Publicly held corporations in California must include women on their boards, thanks to a bill signed into law by Gov. Jerry Brown, Sunday. In a statement, the outgoing governor acknowledged some legal concerns raised by the legislation, but he cited "recent events in Washington" as one reason he signed the bill, and wrote that "given all the special privileges that corporations have enjoyed for so long, it's high time corporate boards include the people who constitute more than half the 'persons' in America." Marketplace's Lizzie O'Leary discussed the new law with Jena McGregor of the Washington Post. The following is an edited transcript of their conversation.
Lizzie O'Leary: Give me a rundown of what this law is and who will be affected by it.
Jena McGregor: So California Gov. Jerry Brown just signed into law a bill that lawmakers there have been trying to get through for a long time to actually require companies that have their principal offices in California, to have what will start with at least one female director on their board.
O'Leary: Do most boards include women already? How unusual is it either to have women on boards or not have women on boards?
McGregor: Particularly large companies, most have a woman on the board. Large publicly traded companies. But their numbers show that about 25 percent of publicly traded headquartered companies in California, do not have any women. So they're trying to fix that issue through having a mandate of sorts. It will grow over time, over the next couple of years, they're going to add to it, where it's not just one that you're required to have, but depending on the size of the board, they want you to have one, two or three [women]. And really most companies are probably going to need to have three, that are headquartered in California.
O'Leary: What happens if your company is headquartered in California but, say, you're incorporated somewhere else? Does this still apply?
McGregor: That's the big question here. So they have put through this bill, but there are both business groups in California, some corporate governance experts including former members of the SEC have said, you know what, this may not fly. This may face some legal challenges because many, many, many companies are actually incorporated in Delaware, which is a state that has a little friendlier business environment. And the law has said, "those are the legal circumstances under which a company has to follow." And so it may not apply. So this law may face some legal challenges from companies who say this shouldn't matter.
O'Leary: When Gov. Jerry Brown was talking about this, he referred to "recent events in Washington." And you wrote about the Brett Kavanaugh hearings in the Senate Judiciary Committee and sort of the appearance of having a female prosecutor there in the room. How much of this is about appearance and how much is about change in corporate governance?
McGregor: Well I have seen the same question of whether he is trying to make a statement particularly this week, although this was the deadline — end of September — for deciding to sign it into law. So was this a way of making a statement of what the country has been engaged in a major national conversation about?
McGregor: The issue of whether having more women on the board has any impact is a good question.

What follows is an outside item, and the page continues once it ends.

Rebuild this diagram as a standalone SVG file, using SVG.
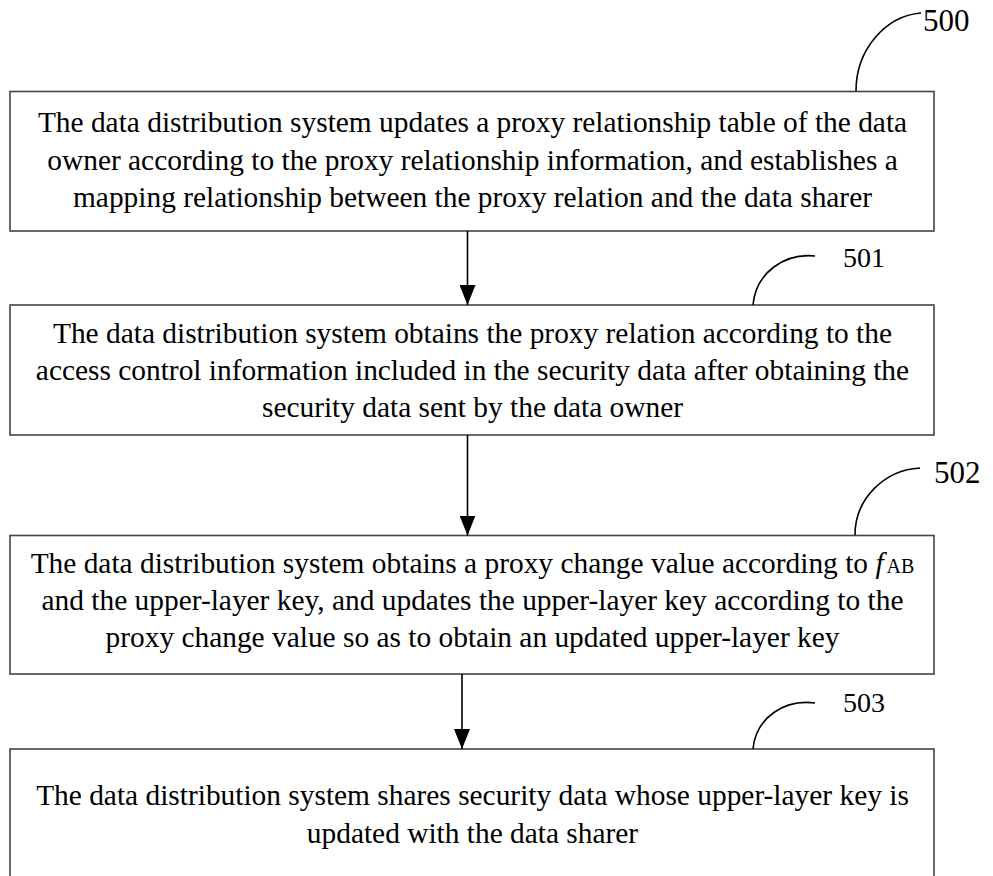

There is a lot of research that shows it does have a good impact. That it leads to either higher returns or better decision-making or better priced mergers. Yet, the question is, how do you do it? Do you actually require them to do it? Do you have incentives for them to do it? Do you do it through, kind of, public shaming? And so what is the best approach to getting more diversity on the board or getting more diversity in a room full of any decision-makers?